人間には生命の維持、つまり約60兆個もの細胞が正しく働くために必要な9つの微量ミネラルがあり、これを「バイタルミネラル」と言います。そのミネラルは、クロミウム、コバルト、銅、ヨード、鉄、マンガン、モリブデン、セレニウム、亜鉛です。中でもクロミウムは炭水化物をグルコースに代謝する役割と、インスリンの働きを高める働きを持ったバイタルミネラルです。クロミウムはかっては食材から摂ることが比較的容易でしたが、近代農法や添加物処理の影響によって、現代食生活からの十分な摂取がし難いバイタルミネラルになりつつあります。
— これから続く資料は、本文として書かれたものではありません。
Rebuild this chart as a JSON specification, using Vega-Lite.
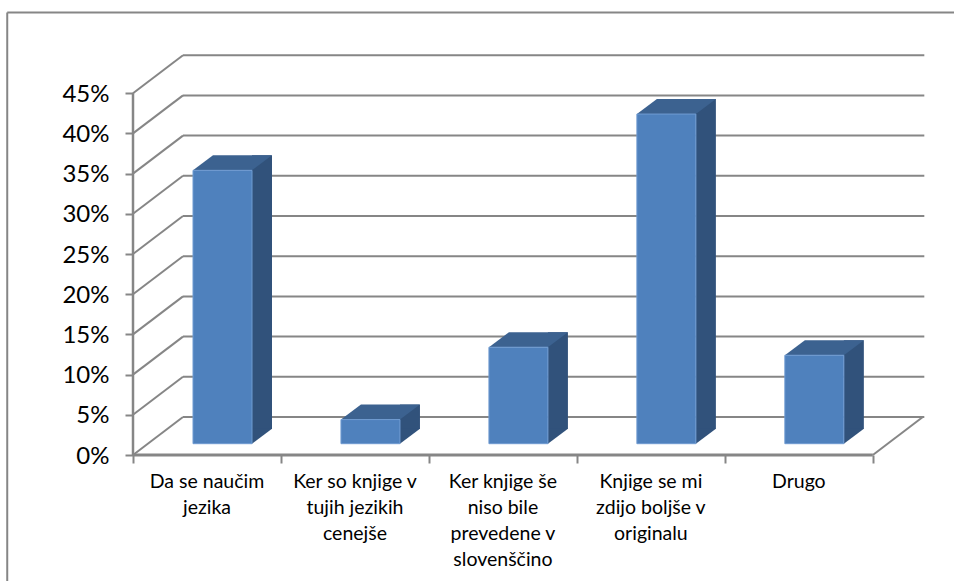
{
  "$schema": "https://vega.github.io/schema/vega-lite/v6.json",
  "width": 799,
  "height": 402,
  "padding": {"left": 133, "top": 53, "right": 22, "bottom": 126},
  "autosize": {"type": "none"},
  "background": "white",
  "view": {"stroke": null},
  "config": {"font": "Lato"},
  "datasets": {
    "answers": [
      {"order": 0, "label": "Da se naučim\njezika", "share": 0.34},
      {"order": 1, "label": "Ker so knjige v\ntujih jezikih\ncenejše", "share": 0.03},
      {"order": 2, "label": "Ker knjige še\nniso bile\nprevedene v\nslovenščino", "share": 0.12},
      {"order": 3, "label": "Knjige se mi\nzdijo boljše v\noriginalu", "share": 0.41},
      {"order": 4, "label": "Drugo", "share": 0.11}
    ],
    "levels": [
      {"level": 0}, {"level": 0.05}, {"level": 0.1}, {"level": 0.15}, {"level": 0.2},
      {"level": 0.25}, {"level": 0.3}, {"level": 0.35}, {"level": 0.4}, {"level": 0.45}
    ],
    "single": [{"part": "frame"}]
  },
  "layer": [
    {
      "data": {"name": "levels"},
      "mark": {"type": "rule", "color": "#868686", "strokeWidth": 2, "xOffset": 50, "x2Offset": 51.5, "yOffset": -38},
      "encoding": {
        "x": {"datum": 0, "type": "quantitative", "title": null, "scale": {"domain": [0, 5.4], "nice": false, "zero": false},
          "axis": {"values": [0, 1, 2, 3, 4, 5], "labels": false, "domain": false, "grid": false, "title": null, "tickColor": "#868686", "tickWidth": 2, "tickSize": 8}},
        "x2": {"datum": 5},
        "y": {"field": "level", "type": "quantitative", "title": null, "scale": {"domain": [0, 0.5], "nice": false},
          "axis": {"values": [0, 0.05, 0.1, 0.15, 0.2, 0.25, 0.3, 0.35, 0.4, 0.45], "format": ".0%", "domain": false, "grid": false, "title": null, "tickColor": "#868686", "tickWidth": 2, "tickSize": 8, "labelFontSize": 24, "labelFont": "Lato", "labelColor": "#000000", "labelPadding": 16, "labelOffset": 1}}
      }
    },
    {
      "data": {"name": "levels"},
      "mark": {"type": "rule", "color": "#868686", "strokeWidth": 2, "x2Offset": 50, "y2Offset": -38},
      "encoding": {
        "x": {"datum": 0, "type": "quantitative", "title": null},
        "x2": {"datum": 0},
        "y": {"field": "level", "type": "quantitative", "title": null},
        "y2": {"field": "level"}
      }
    },
    {
      "data": {"name": "single"},
      "mark": {"type": "rule", "color": "#868686", "strokeWidth": 2, "x2Offset": 50, "y2Offset": -38},
      "encoding": {
        "x": {"datum": 5, "type": "quantitative", "title": null},
        "x2": {"datum": 5},
        "y": {"datum": 0, "type": "quantitative", "title": null},
        "y2": {"datum": 0}
      }
    },
    {
      "data": {"name": "single"},
      "mark": {"type": "rule", "color": "#868686", "strokeWidth": 3},
      "encoding": {
        "x": {"datum": 0, "type": "quantitative", "title": null},
        "x2": {"datum": 5},
        "y": {"datum": 0, "type": "quantitative", "title": null}
      }
    },
    {
      "data": {"name": "single"},
      "mark": {"type": "rule", "color": "#868686", "strokeWidth": 2.5},
      "encoding": {
        "x": {"datum": 0, "type": "quantitative", "title": null},
        "y": {"datum": 0, "type": "quantitative", "title": null},
        "y2": {"datum": 0.45}
      }
    },
    {
      "data": {"name": "single"},
      "mark": {"type": "rule", "color": "#868686", "strokeWidth": 2},
      "encoding": {
        "x": {"datum": -0.85, "type": "quantitative", "title": null},
        "x2": {"datum": 5.6},
        "y": {"datum": 0.5505, "type": "quantitative", "title": null}
      }
    },
    {
      "data": {"name": "single"},
      "mark": {"type": "rule", "color": "#868686", "strokeWidth": 2},
      "encoding": {
        "x": {"datum": -0.85, "type": "quantitative", "title": null},
        "y": {"datum": 0.5505, "type": "quantitative", "title": null},
        "y2": {"datum": -0.2}
      }
    },
    {
      "data": {"name": "answers"},
      "mark": {"type": "rect", "color": "#31527B", "xOffset": 119, "x2Offset": 139, "yOffset": -26.3, "y2Offset": -26},
      "encoding": {
        "x": {"field": "order", "type": "quantitative", "title": null},
        "x2": {"field": "order"},
        "y": {"field": "share", "type": "quantitative", "title": null},
        "y2": {"datum": 0}
      }
    },
    {
      "data": {"name": "answers"},
      "mark": {"type": "point", "shape": "M0,0L20,-15L0,-15Z", "size": 4, "filled": true, "opacity": 1, "color": "#31527B", "xOffset": 119, "yOffset": -11.3},
      "encoding": {
        "x": {"field": "order", "type": "quantitative", "title": null},
        "y": {"datum": 0, "type": "quantitative", "title": null}
      }
    },
    {
      "data": {"name": "answers"},
      "mark": {"type": "point", "shape": "M0,0L59,0L79,-15L20,-15Z", "size": 4, "filled": true, "opacity": 1, "color": "#3C6290", "xOffset": 60, "yOffset": -11.3},
      "encoding": {
        "x": {"field": "order", "type": "quantitative", "title": null},
        "y": {"field": "share", "type": "quantitative", "title": null}
      }
    },
    {
      "data": {"name": "answers"},
      "mark": {"type": "rect", "color": "#4F81BD", "stroke": "#6F9BD1", "strokeWidth": 1, "xOffset": 60, "x2Offset": 119, "yOffset": -11.3, "y2Offset": -11.3},
      "encoding": {
        "x": {"field": "order", "type": "quantitative", "title": null},
        "x2": {"field": "order"},
        "y": {"field": "share", "type": "quantitative", "title": null},
        "y2": {"datum": 0}
      }
    },
    {
      "data": {"name": "answers"},
      "mark": {"type": "text", "font": "Lato", "fontSize": 19.5, "color": "#000000", "align": "center", "baseline": "alphabetic", "lineBreak": "\n", "lineHeight": 26, "xOffset": 74, "yOffset": 33},
      "encoding": {
        "x": {"field": "order", "type": "quantitative", "title": null},
        "y": {"datum": 0, "type": "quantitative", "title": null},
        "text": {"field": "label"}
      }
    }
  ]
}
食生活からのクロミウムの摂取不足にある人の場合、炭水化物の代謝コントロールが上手くできずに、グルコース耐性に影響をもたらすことも少なくありません。これは、砂糖や精製漂白された小麦などのように分解が容易で、単純な構造の炭水化物を過剰に摂取すると、血中グルコースが過剰になり易く、2型糖尿病にいたる可能性が大きくなるということでもあります。
事実、いくつかの研究によって、2型糖尿病または慢性的に空腹時血糖が高い傾向にある人の血漿中クロミウム濃度を調べたところ、正常な人に比べて40%も低いことが報告されています。
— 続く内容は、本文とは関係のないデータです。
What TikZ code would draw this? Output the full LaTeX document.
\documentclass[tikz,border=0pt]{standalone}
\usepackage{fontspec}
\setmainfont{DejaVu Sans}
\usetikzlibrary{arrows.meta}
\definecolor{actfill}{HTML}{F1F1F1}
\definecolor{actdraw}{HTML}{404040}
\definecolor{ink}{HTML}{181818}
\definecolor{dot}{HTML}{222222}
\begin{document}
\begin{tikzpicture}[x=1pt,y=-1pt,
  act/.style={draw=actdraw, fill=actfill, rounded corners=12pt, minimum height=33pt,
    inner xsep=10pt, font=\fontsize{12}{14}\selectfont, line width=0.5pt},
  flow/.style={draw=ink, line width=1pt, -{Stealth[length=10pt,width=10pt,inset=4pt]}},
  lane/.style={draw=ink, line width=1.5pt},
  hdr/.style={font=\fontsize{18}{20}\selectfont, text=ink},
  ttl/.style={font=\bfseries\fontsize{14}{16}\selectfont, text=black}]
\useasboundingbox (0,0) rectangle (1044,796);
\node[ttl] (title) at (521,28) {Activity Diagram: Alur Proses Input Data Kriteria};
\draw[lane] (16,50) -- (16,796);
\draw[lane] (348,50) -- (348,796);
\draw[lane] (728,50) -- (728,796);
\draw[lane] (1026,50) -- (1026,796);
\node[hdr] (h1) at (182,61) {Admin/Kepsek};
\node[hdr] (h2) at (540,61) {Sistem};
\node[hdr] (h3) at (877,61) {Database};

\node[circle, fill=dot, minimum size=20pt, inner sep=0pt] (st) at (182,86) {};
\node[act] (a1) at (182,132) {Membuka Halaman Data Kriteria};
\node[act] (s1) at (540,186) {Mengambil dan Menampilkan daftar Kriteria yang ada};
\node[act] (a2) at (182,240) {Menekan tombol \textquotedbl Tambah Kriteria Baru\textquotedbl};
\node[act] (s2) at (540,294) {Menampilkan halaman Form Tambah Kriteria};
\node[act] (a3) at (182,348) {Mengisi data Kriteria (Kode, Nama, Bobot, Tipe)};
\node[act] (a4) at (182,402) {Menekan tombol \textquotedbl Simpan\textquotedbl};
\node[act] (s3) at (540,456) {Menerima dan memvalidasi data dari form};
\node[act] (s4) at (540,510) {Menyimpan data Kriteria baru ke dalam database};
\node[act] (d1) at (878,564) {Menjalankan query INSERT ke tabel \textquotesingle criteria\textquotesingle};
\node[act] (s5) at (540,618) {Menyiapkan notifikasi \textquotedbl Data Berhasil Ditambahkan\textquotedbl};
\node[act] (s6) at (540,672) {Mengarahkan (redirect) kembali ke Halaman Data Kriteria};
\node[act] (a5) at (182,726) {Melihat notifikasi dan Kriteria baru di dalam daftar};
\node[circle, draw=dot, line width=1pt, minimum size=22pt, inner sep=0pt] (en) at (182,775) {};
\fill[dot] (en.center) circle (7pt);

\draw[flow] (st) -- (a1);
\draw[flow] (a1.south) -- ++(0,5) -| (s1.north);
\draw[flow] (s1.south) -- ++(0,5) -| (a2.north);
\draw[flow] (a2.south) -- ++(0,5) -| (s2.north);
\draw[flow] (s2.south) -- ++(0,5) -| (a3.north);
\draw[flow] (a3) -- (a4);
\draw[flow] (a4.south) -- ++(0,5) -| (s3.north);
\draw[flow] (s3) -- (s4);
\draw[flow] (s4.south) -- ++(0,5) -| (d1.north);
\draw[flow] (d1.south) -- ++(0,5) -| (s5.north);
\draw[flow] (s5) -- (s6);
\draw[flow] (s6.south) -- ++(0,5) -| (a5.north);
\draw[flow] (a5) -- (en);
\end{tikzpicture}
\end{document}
余談ですが、最近の研究によって、うつ病の人の多くが空腹時血糖が高く、2型糖尿病の予備軍であることが報告されていますが、この研究の中で、75人の高血糖でうつ病の患者に8週間、1日あたり600マイクログラムのクロミウムを与えたところ、うつ病に比較的多く見られる、過食症、食欲減退、炭水化物の過剰摂取、憂鬱の症状が改善されたという報告があります。
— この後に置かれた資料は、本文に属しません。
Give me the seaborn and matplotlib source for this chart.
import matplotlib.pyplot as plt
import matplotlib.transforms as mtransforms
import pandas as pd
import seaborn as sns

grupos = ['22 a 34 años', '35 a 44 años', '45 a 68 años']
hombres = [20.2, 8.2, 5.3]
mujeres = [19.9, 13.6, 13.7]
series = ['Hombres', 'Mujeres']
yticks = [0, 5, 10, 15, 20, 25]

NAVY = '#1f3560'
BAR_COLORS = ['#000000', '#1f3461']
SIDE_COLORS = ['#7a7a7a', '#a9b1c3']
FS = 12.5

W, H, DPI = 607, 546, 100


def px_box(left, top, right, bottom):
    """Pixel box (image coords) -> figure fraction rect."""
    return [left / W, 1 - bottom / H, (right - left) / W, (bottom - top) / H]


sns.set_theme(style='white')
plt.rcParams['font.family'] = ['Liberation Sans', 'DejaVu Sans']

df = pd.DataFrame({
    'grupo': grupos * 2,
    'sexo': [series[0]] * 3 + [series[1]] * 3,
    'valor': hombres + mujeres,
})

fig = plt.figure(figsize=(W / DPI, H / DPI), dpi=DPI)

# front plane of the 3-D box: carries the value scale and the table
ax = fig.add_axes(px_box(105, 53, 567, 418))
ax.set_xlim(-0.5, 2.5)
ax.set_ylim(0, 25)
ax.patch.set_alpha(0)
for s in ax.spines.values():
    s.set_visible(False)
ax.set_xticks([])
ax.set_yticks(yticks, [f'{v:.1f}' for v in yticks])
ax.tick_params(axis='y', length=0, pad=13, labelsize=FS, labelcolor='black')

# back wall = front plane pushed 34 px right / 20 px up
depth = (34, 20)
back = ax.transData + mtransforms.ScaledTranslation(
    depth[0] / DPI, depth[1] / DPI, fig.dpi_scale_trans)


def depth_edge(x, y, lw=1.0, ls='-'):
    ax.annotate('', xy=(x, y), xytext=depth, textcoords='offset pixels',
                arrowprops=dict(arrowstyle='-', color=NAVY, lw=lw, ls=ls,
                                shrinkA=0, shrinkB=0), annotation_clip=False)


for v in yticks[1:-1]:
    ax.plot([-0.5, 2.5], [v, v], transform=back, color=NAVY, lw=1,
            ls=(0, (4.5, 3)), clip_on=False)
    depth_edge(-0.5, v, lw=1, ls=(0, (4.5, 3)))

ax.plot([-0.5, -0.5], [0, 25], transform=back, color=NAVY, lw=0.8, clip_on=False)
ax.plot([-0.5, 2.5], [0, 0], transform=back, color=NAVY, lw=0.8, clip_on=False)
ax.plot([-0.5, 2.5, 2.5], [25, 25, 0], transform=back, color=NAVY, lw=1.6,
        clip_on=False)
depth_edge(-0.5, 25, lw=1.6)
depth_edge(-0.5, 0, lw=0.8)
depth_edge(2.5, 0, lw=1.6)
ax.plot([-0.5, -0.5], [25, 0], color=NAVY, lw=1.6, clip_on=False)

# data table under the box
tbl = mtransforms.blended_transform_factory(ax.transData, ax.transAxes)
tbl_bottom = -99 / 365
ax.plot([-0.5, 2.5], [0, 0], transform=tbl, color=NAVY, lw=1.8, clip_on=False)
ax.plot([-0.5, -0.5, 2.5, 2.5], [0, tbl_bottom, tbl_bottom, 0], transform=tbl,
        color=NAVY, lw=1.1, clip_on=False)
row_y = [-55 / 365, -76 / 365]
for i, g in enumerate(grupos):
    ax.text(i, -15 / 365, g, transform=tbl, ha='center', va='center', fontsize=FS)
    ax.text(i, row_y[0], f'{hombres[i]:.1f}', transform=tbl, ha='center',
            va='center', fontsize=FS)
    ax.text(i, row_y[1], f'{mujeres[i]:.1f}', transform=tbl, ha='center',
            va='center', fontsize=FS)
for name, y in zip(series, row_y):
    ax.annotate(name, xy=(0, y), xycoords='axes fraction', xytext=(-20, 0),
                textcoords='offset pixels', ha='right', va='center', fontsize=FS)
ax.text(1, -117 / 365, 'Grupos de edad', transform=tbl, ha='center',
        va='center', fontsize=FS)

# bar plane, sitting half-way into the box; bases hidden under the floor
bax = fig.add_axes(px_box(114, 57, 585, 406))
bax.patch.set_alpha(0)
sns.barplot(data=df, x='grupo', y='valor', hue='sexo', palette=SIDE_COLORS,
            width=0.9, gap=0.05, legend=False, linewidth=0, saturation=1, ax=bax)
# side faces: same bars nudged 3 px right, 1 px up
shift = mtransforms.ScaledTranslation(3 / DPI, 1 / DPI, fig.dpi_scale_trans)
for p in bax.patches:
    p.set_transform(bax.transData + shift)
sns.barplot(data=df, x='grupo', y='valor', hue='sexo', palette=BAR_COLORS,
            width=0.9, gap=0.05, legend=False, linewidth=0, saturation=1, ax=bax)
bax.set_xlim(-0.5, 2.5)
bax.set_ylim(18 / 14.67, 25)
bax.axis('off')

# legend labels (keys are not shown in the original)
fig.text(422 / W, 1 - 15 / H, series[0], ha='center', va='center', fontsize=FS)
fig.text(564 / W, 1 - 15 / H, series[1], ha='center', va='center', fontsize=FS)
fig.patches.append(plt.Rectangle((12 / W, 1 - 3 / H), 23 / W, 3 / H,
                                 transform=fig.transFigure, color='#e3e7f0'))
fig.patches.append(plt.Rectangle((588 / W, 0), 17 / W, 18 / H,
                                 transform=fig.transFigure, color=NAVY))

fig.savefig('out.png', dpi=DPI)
日本人は米を主食にする民族ですから、いわゆる単純な構造をした炭水化物が常食になっていますが、かっての日本人が食していた米は、現在のようにおいしさを追求した「白米」ではなく、栄養素が満点の玄米であったことを考えると、この米胚芽にも含まれるクロミウムの恩恵は大きいといえるでしょう。